P.S.1. I see that somebody has already opened an issue here upstream.

P.S.2. Boy oh boy, the state of SVG rendering and conversion is really messy. The more I read about it the more I get convinced that SVG was probably a bad choice by the Mermaid team, and other projects such as Inkscape, as the intermediary markup language. Probably they would be better off using something like Postscript .eps. But if SVG is here to stay then maybe one could look into html2image, html2pdf, and/or html2canvas.

P.S.3. Apparently, Mozilla has solved the foreignObject support issue in their Gecko engine, but it seems like they have never published it as a standalone, modular and reusable library. More on that here. (yeah it seems like Mozilla has pivoted to wards Direct2D since then)

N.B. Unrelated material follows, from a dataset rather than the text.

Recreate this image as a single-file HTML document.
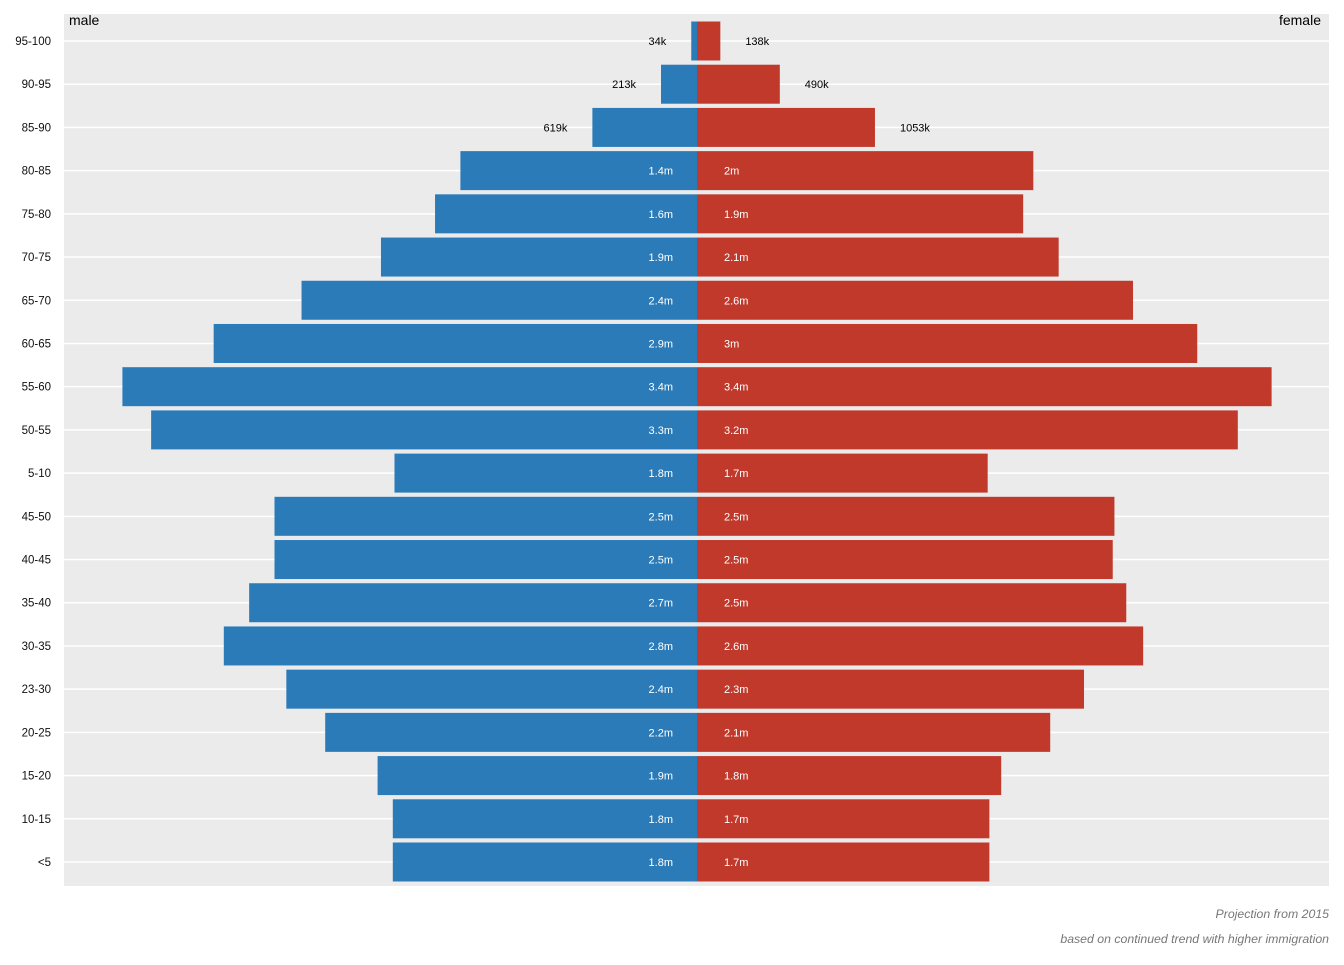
<!DOCTYPE html>
<html><head><meta charset="utf-8"><style>
body{margin:0;background:#fff;font-family:"Liberation Sans",sans-serif}
</style></head><body>
<svg id="chart" width="1344" height="960" xmlns="http://www.w3.org/2000/svg" font-family="Liberation Sans, sans-serif"></svg>
<script>
const categories=["95-100","90-95","85-90","80-85","75-80","70-75","65-70","60-65","55-60","50-55","5-10","45-50","40-45","35-40","30-35","23-30","20-25","15-20","10-15","<5"];
const maleValues=[0.034,0.213,0.619,1.40,1.55,1.87,2.34,2.86,3.40,3.23,1.79,2.50,2.50,2.65,2.80,2.43,2.20,1.89,1.80,1.80];
const femaleValues=[0.138,0.490,1.053,1.99,1.93,2.14,2.58,2.96,3.40,3.20,1.72,2.47,2.46,2.54,2.64,2.29,2.09,1.80,1.73,1.73];
const maleLabels=["34k","213k","619k","1.4m","1.6m","1.9m","2.4m","2.9m","3.4m","3.3m","1.8m","2.5m","2.5m","2.7m","2.8m","2.4m","2.2m","1.9m","1.8m","1.8m"];
const femaleLabels=["138k","490k","1053k","2m","1.9m","2.1m","2.6m","3m","3.4m","3.2m","1.7m","2.5m","2.5m","2.5m","2.6m","2.3m","2.1m","1.8m","1.7m","1.7m"];
const svg=document.getElementById('chart');const NS="http://www.w3.org/2000/svg";
function mk(t,a,p){const e=document.createElementNS(NS,t);for(const k in a)e.setAttribute(k,a[k]);(p||svg).appendChild(e);return e;}
const cx=697, pxPerM=169;
const xs=v=>v*pxPerM;
const y0=41, step=(862-41)/(categories.length-1), bh=39;
const ys=i=>y0+i*step;
const bg=mk('rect',{x:64,y:14,width:1265,height:872,fill:'#ebebeb'});


categories.forEach((c,i)=>{
  const y=ys(i);
  const g=mk('line',{x1:64,x2:1329,y1:y,y2:y,stroke:'#fff','stroke-width':1.5});
  
  
  const t=mk('text',{x:51,y:y+4,'text-anchor':'end','font-size':11.5,fill:'#111'});t.textContent=c;
  
  
});
categories.forEach((c,i)=>{
  const y=ys(i);
  const mw=xs(maleValues[i]), fw=xs(femaleValues[i]);
  const mb=mk('rect',{x:cx-mw,y:y-bh/2,width:mw,height:bh,fill:'#2b7bb9'});
  
  
  const fb=mk('rect',{x:cx,y:y-bh/2,width:fw,height:bh,fill:'#c0392b'});
  
  
  const small=maleValues[i]<1;
  const ml=mk('text',{x:small?cx-mw-25:673,y:y+4,'text-anchor':'end','font-size':11,fill:small?'#000':'#fff'});ml.textContent=maleLabels[i];
  
  
  const fsmall=femaleValues[i]<1.2&&femaleLabels[i].endsWith('k');
  const fl=mk('text',{x:fsmall?cx+fw+25:724,y:y+4,'text-anchor':'start','font-size':11,fill:fsmall?'#000':'#fff'});fl.textContent=femaleLabels[i];
  
  
});
const m=mk('text',{x:69,y:25,'font-size':14,fill:'#000'});m.textContent='male';


const f=mk('text',{x:1321,y:25,'font-size':14,'text-anchor':'end',fill:'#000'});f.textContent='female';


const c1=mk('text',{x:1329,y:918,'font-size':12.3,'text-anchor':'end','font-style':'italic',fill:'#777'});c1.textContent='Projection from 2015';


const c2=mk('text',{x:1329,y:943,'font-size':12.3,'text-anchor':'end','font-style':'italic',fill:'#777'});c2.textContent='based on continued trend with higher immigration';


</script>
</body></html>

Foadsf commented 3 weeks ago

@jgm please check this simple Node.js script. feel free to just include it anywhere you need. More on this here.

jgm commented 3 weeks ago

@Foadsf this worked pretty well in my tests, but it produced a two-page PDF for a one-page SVG.

About the dependencies: I know nothing about 'puppeteer' - is this dependency something that would need to be installed?

Foadsf commented 3 weeks ago

@jgm I know nothing about Puppeteer either, but this is the same library that Mermaid CLI uses to generate the PDFs, and if I'm not mistaken this is basically equivalent to the proposal shared above about using the headless browser. I'm not sure if there is anything similar to Puppeteer for Haskell, but if someone has Mermaid CLI, they already have Node.js and Puppeteer. Feel free to take the code I shared in the Gist with a WTFPL license and alter it in anyway you like. I think eventually something like this could replace rsvg-convert.

In parallel I believe it should be possible to flatten the and simplify the SVGs that include foreignObject in a way that librsvg, Cairo, and Inkscape can handle them. I have had limited success with Cairo so far, but not the other two. I might share something here if I have any success. If this works then practically Mermaid visualization should be compiled with almost all other PDF engines Pandoc knows.

tarleb commented 3 weeks ago

A past Haskell/Google Summer of Code project touched on this, cdp-hs. It should be possible to use that instead of puppeteer.